Code that draws figures
☆ ☆ ☆ ☆ ☆ ☆ ☆
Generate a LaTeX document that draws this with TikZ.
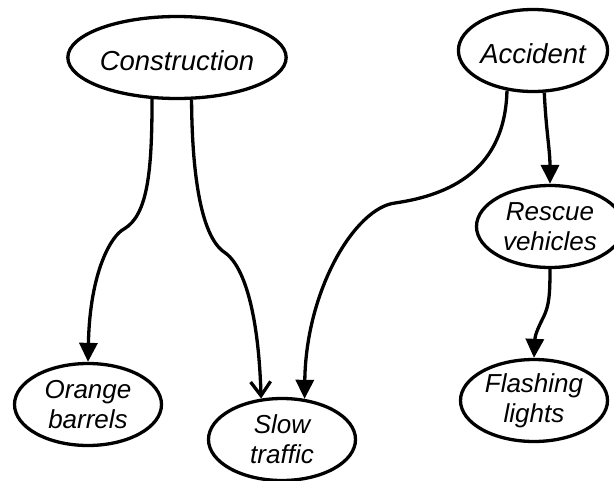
\documentclass[tikz,border=0pt]{standalone}
\usepackage{fontspec}
\setmainfont{Liberation Sans}
\usetikzlibrary{shapes.geometric,arrows.meta}
\begin{document}
\begin{tikzpicture}[x=1pt,y=-1pt,
  event/.style={ellipse,draw,line width=3.3pt,inner sep=0pt,
    minimum width=147pt,minimum height=82pt,align=center,
    font=\fontsize{26}{30}\selectfont\itshape},
  oneline/.style={font=\fontsize{27.5}{30}\selectfont\itshape,
    text height=26pt,text depth=0pt},
  cause/.style={line width=3.3pt,-{Triangle[length=19pt,width=18pt]}},
  opencause/.style={line width=3.3pt,-{Straight Barb[length=14pt,width=20pt]}}]
\useasboundingbox (0,0) rectangle (614,480);

% events
\node[event,oneline,minimum width=187pt] (con) at (177,57.5) {Construction};
\node[event,oneline] (acc) at (533,50.5) {Accident};
\node[event] (resc) at (550,226.5) {Rescue\\vehicles};
\node[event] (orange) at (88,404.5) {Orange\\barrels};
\node[event] (slow) at (282,439.5) {Slow\\traffic};
\node[event] (flash) at (534,400.5) {Flashing\\lights};

% causal links
\draw[cause] (con.239.5) .. controls (152,170) and (148,215) .. (124,229)
  .. controls (112,235) and (90,270) .. (orange.north);
\draw[opencause] (con.289.4) .. controls (192,170) and (200,235) .. (224,252)
  .. controls (240,262) and (258,300) .. (slow.117.4);
\draw[cause] (acc.237.8) .. controls (505,170) and (450,195) .. (395,203)
  .. controls (355,208) and (306,290) .. (slow.61.6);
\draw[cause] (acc.285.1) .. controls (546,130) and (550,150) .. (resc.north);
\draw[cause] (resc.south) .. controls (550,295) and (549,305) .. (544,316)
  .. controls (538,328) and (535,335) .. (flash.north);
\end{tikzpicture}
\end{document}
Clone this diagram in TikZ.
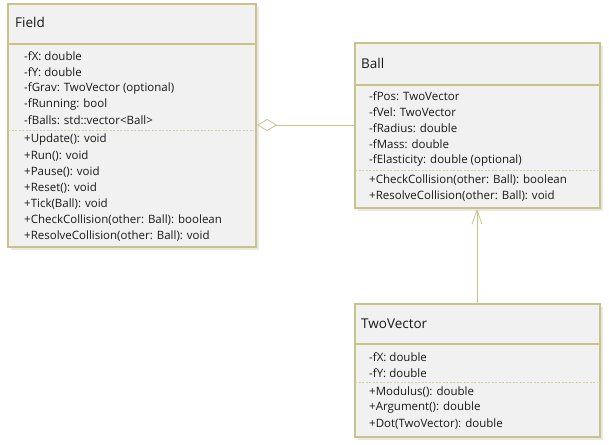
\documentclass[tikz,border=0pt]{standalone}
\usepackage{fontspec}
\setmainfont{Open Sans}
\usetikzlibrary{arrows.meta}
\definecolor{umlborder}{RGB}{202,194,136}
\definecolor{umlfill}{RGB}{241,241,241}
\definecolor{umltext}{RGB}{25,25,25}
\tikzset{
  classbox/.style={draw=umlborder, line width=2pt, fill=umlfill, rectangle, inner sep=0pt, anchor=north west},
  shadowbox/.style={fill=black, fill opacity=0.09, draw=none, rectangle, inner sep=0pt, anchor=north west},
  title/.style={anchor=west, inner sep=0pt, font=\fontsize{13.5}{15}\selectfont, text=umltext},
  member/.style={anchor=west, inner sep=0pt, font=\fontsize{11.5}{13}\selectfont, text=umltext},
  sepline/.style={draw=umlborder, line width=1.6pt},
  dashsep/.style={draw=umlborder!80, line width=0.9pt, dash pattern=on 2pt off 1.5pt},
  conn/.style={draw=umlborder, line width=0.8pt},
}
\begin{document}
\begin{tikzpicture}[x=1pt,y=-1pt]
\useasboundingbox (0,0) rectangle (609,444);
% shadows
\node[shadowbox, minimum width=248pt, minimum height=243pt] at (9,5) {};
\node[shadowbox, minimum width=248pt, minimum height=243pt] at (11,7) {};
\node[shadowbox, minimum width=245pt, minimum height=165pt] at (356,44) {};
\node[shadowbox, minimum width=245pt, minimum height=165pt] at (358,46) {};
\node[shadowbox, minimum width=245pt, minimum height=133pt] at (356,305) {};
\node[shadowbox, minimum width=245pt, minimum height=133pt] at (358,307) {};
% Field
\node[classbox, minimum width=248pt, minimum height=243pt] (field) at (7,3) {};
\draw[sepline] (7,44) -- (255,44);
\draw[dashsep] (8,130) -- (254,130);
\node[title] (fieldT) at (15,22) {Field};
\node[member] (f1) at (24,56) {-fX: double};
\node[member] (f2) at (24,72) {-fY: double};
\node[member] (f3) at (24,88) {-fGrav: TwoVector (optional)};
\node[member] (f4) at (24,104) {-fRunning: bool};
\node[member] (f5) at (24,120) {-fBalls: std::vector<Ball>};
\node[member] (f6) at (24,140) {+Update(): void};
\node[member] (f7) at (24,156) {+Run(): void};
\node[member] (f8) at (24,172) {+Pause(): void};
\node[member] (f9) at (24,188) {+Reset(): void};
\node[member] (f10) at (24,204) {+Tick(Ball): void};
\node[member] (f11) at (24,220) {+CheckCollision(other: Ball): boolean};
\node[member] (f12) at (24,236) {+ResolveCollision(other: Ball): void};
% Ball
\node[classbox, minimum width=245pt, minimum height=165pt] (ball) at (354,42) {};
\draw[sepline] (354,85) -- (599,85);
\draw[dashsep] (355,170) -- (598,170);
\node[title] (ballT) at (361,63) {Ball};
\node[member] (b1) at (369,96) {-fPos: TwoVector};
\node[member] (b2) at (369,112) {-fVel: TwoVector};
\node[member] (b3) at (369,128) {-fRadius: double};
\node[member] (b4) at (369,144) {-fMass: double};
\node[member] (b5) at (369,160) {-fElasticity: double (optional)};
\node[member] (b6) at (369,180) {+CheckCollision(other: Ball): boolean};
\node[member] (b7) at (369,196) {+ResolveCollision(other: Ball): void};
% TwoVector
\node[classbox, minimum width=245pt, minimum height=133pt] (tv) at (354,303) {};
\draw[sepline] (354,344) -- (599,344);
\draw[dashsep] (355,382) -- (598,382);
\node[title] (tvT) at (361,324) {TwoVector};
\node[member] (t1) at (369,357) {-fX: double};
\node[member] (t2) at (369,373) {-fY: double};
\node[member] (t3) at (369,392) {+Modulus(): double};
\node[member] (t4) at (369,408) {+Argument(): double};
\node[member] (t5) at (369,424) {+Dot(TwoVector): double};
% connectors
\coordinate (aggA) at (field.east |- 0,125);
\coordinate (aggB) at (ball.west |- 0,125);
\draw[conn, {Diamond[open, length=20pt, width=12pt, line width=0.8pt]}-] (aggA) -- (aggB);
\coordinate (tvTop) at (tv.north -| 477,0);
\coordinate (ballBot) at (ball.south -| 477,0);
\draw[conn, -{Straight Barb[length=14pt, width=10pt, line width=0.8pt]}] (tvTop) -- (ballBot);
\end{tikzpicture}
\end{document}
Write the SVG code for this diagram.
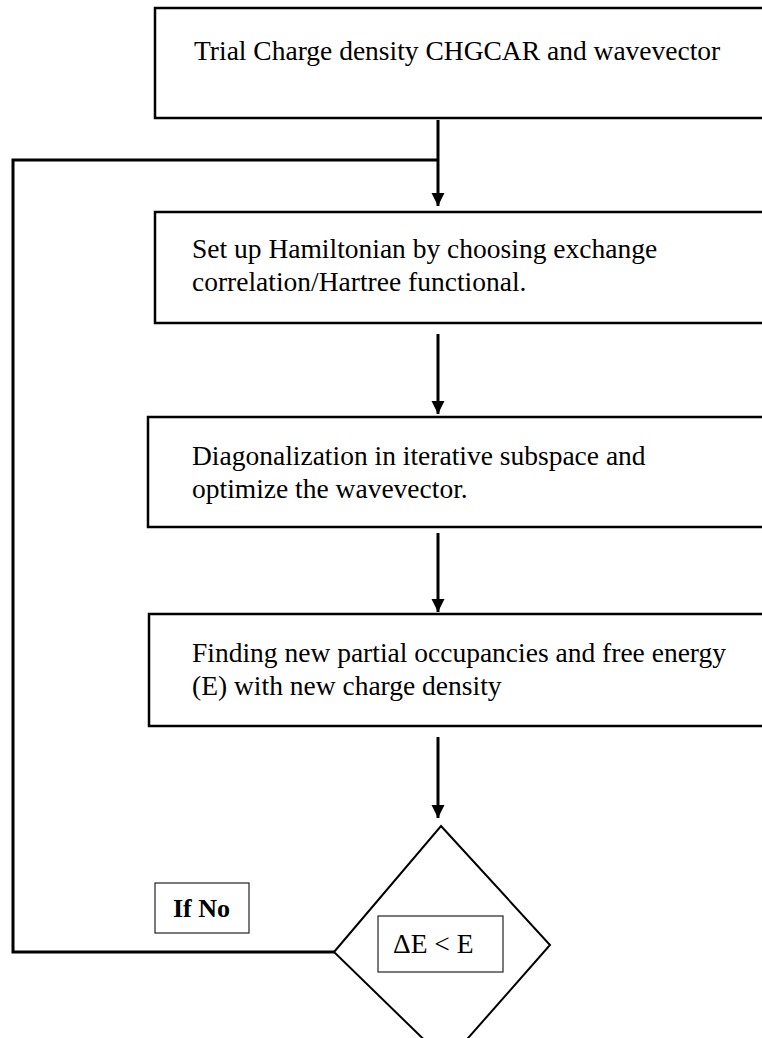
☆ ☆ ☆ ☆ ☆ ☆ ☆
Exercise objective:
Repeat the records in full, exactly as they appear, without the pictures.

Written reply:
Generate a LaTeX document that draws this with TikZ.
\documentclass[tikz,border=0pt]{standalone}
\usepackage{fontspec}
\setmainfont{Liberation Sans}
\usetikzlibrary{shapes.geometric,arrows.meta}
\begin{document}
\begin{tikzpicture}[x=1pt,y=-1pt,
  event/.style={ellipse,draw,line width=3.3pt,inner sep=0pt,
    minimum width=147pt,minimum height=82pt,align=center,
    font=\fontsize{26}{30}\selectfont\itshape},
  oneline/.style={font=\fontsize{27.5}{30}\selectfont\itshape,
    text height=26pt,text depth=0pt},
  cause/.style={line width=3.3pt,-{Triangle[length=19pt,width=18pt]}},
  opencause/.style={line width=3.3pt,-{Straight Barb[length=14pt,width=20pt]}}]
\useasboundingbox (0,0) rectangle (614,480);

% events
\node[event,oneline,minimum width=187pt] (con) at (177,57.5) {Construction};
\node[event,oneline] (acc) at (533,50.5) {Accident};
\node[event] (resc) at (550,226.5) {Rescue\\vehicles};
\node[event] (orange) at (88,404.5) {Orange\\barrels};
\node[event] (slow) at (282,439.5) {Slow\\traffic};
\node[event] (flash) at (534,400.5) {Flashing\\lights};

% causal links
\draw[cause] (con.239.5) .. controls (152,170) and (148,215) .. (124,229)
  .. controls (112,235) and (90,270) .. (orange.north);
\draw[opencause] (con.289.4) .. controls (192,170) and (200,235) .. (224,252)
  .. controls (240,262) and (258,300) .. (slow.117.4);
\draw[cause] (acc.237.8) .. controls (505,170) and (450,195) .. (395,203)
  .. controls (355,208) and (306,290) .. (slow.61.6);
\draw[cause] (acc.285.1) .. controls (546,130) and (550,150) .. (resc.north);
\draw[cause] (resc.south) .. controls (550,295) and (549,305) .. (544,316)
  .. controls (538,328) and (535,335) .. (flash.north);
\end{tikzpicture}
\end{document}
Clone this diagram in TikZ.
\documentclass[tikz,border=0pt]{standalone}
\usepackage{fontspec}
\setmainfont{Open Sans}
\usetikzlibrary{arrows.meta}
\definecolor{umlborder}{RGB}{202,194,136}
\definecolor{umlfill}{RGB}{241,241,241}
\definecolor{umltext}{RGB}{25,25,25}
\tikzset{
  classbox/.style={draw=umlborder, line width=2pt, fill=umlfill, rectangle, inner sep=0pt, anchor=north west},
  shadowbox/.style={fill=black, fill opacity=0.09, draw=none, rectangle, inner sep=0pt, anchor=north west},
  title/.style={anchor=west, inner sep=0pt, font=\fontsize{13.5}{15}\selectfont, text=umltext},
  member/.style={anchor=west, inner sep=0pt, font=\fontsize{11.5}{13}\selectfont, text=umltext},
  sepline/.style={draw=umlborder, line width=1.6pt},
  dashsep/.style={draw=umlborder!80, line width=0.9pt, dash pattern=on 2pt off 1.5pt},
  conn/.style={draw=umlborder, line width=0.8pt},
}
\begin{document}
\begin{tikzpicture}[x=1pt,y=-1pt]
\useasboundingbox (0,0) rectangle (609,444);
% shadows
\node[shadowbox, minimum width=248pt, minimum height=243pt] at (9,5) {};
\node[shadowbox, minimum width=248pt, minimum height=243pt] at (11,7) {};
\node[shadowbox, minimum width=245pt, minimum height=165pt] at (356,44) {};
\node[shadowbox, minimum width=245pt, minimum height=165pt] at (358,46) {};
\node[shadowbox, minimum width=245pt, minimum height=133pt] at (356,305) {};
\node[shadowbox, minimum width=245pt, minimum height=133pt] at (358,307) {};
% Field
\node[classbox, minimum width=248pt, minimum height=243pt] (field) at (7,3) {};
\draw[sepline] (7,44) -- (255,44);
\draw[dashsep] (8,130) -- (254,130);
\node[title] (fieldT) at (15,22) {Field};
\node[member] (f1) at (24,56) {-fX: double};
\node[member] (f2) at (24,72) {-fY: double};
\node[member] (f3) at (24,88) {-fGrav: TwoVector (optional)};
\node[member] (f4) at (24,104) {-fRunning: bool};
\node[member] (f5) at (24,120) {-fBalls: std::vector<Ball>};
\node[member] (f6) at (24,140) {+Update(): void};
\node[member] (f7) at (24,156) {+Run(): void};
\node[member] (f8) at (24,172) {+Pause(): void};
\node[member] (f9) at (24,188) {+Reset(): void};
\node[member] (f10) at (24,204) {+Tick(Ball): void};
\node[member] (f11) at (24,220) {+CheckCollision(other: Ball): boolean};
\node[member] (f12) at (24,236) {+ResolveCollision(other: Ball): void};
% Ball
\node[classbox, minimum width=245pt, minimum height=165pt] (ball) at (354,42) {};
\draw[sepline] (354,85) -- (599,85);
\draw[dashsep] (355,170) -- (598,170);
\node[title] (ballT) at (361,63) {Ball};
\node[member] (b1) at (369,96) {-fPos: TwoVector};
\node[member] (b2) at (369,112) {-fVel: TwoVector};
\node[member] (b3) at (369,128) {-fRadius: double};
\node[member] (b4) at (369,144) {-fMass: double};
\node[member] (b5) at (369,160) {-fElasticity: double (optional)};
\node[member] (b6) at (369,180) {+CheckCollision(other: Ball): boolean};
\node[member] (b7) at (369,196) {+ResolveCollision(other: Ball): void};
% TwoVector
\node[classbox, minimum width=245pt, minimum height=133pt] (tv) at (354,303) {};
\draw[sepline] (354,344) -- (599,344);
\draw[dashsep] (355,382) -- (598,382);
\node[title] (tvT) at (361,324) {TwoVector};
\node[member] (t1) at (369,357) {-fX: double};
\node[member] (t2) at (369,373) {-fY: double};
\node[member] (t3) at (369,392) {+Modulus(): double};
\node[member] (t4) at (369,408) {+Argument(): double};
\node[member] (t5) at (369,424) {+Dot(TwoVector): double};
% connectors
\coordinate (aggA) at (field.east |- 0,125);
\coordinate (aggB) at (ball.west |- 0,125);
\draw[conn, {Diamond[open, length=20pt, width=12pt, line width=0.8pt]}-] (aggA) -- (aggB);
\coordinate (tvTop) at (tv.north -| 477,0);
\coordinate (ballBot) at (ball.south -| 477,0);
\draw[conn, -{Straight Barb[length=14pt, width=10pt, line width=0.8pt]}] (tvTop) -- (ballBot);
\end{tikzpicture}
\end{document}
Write the SVG code for this diagram.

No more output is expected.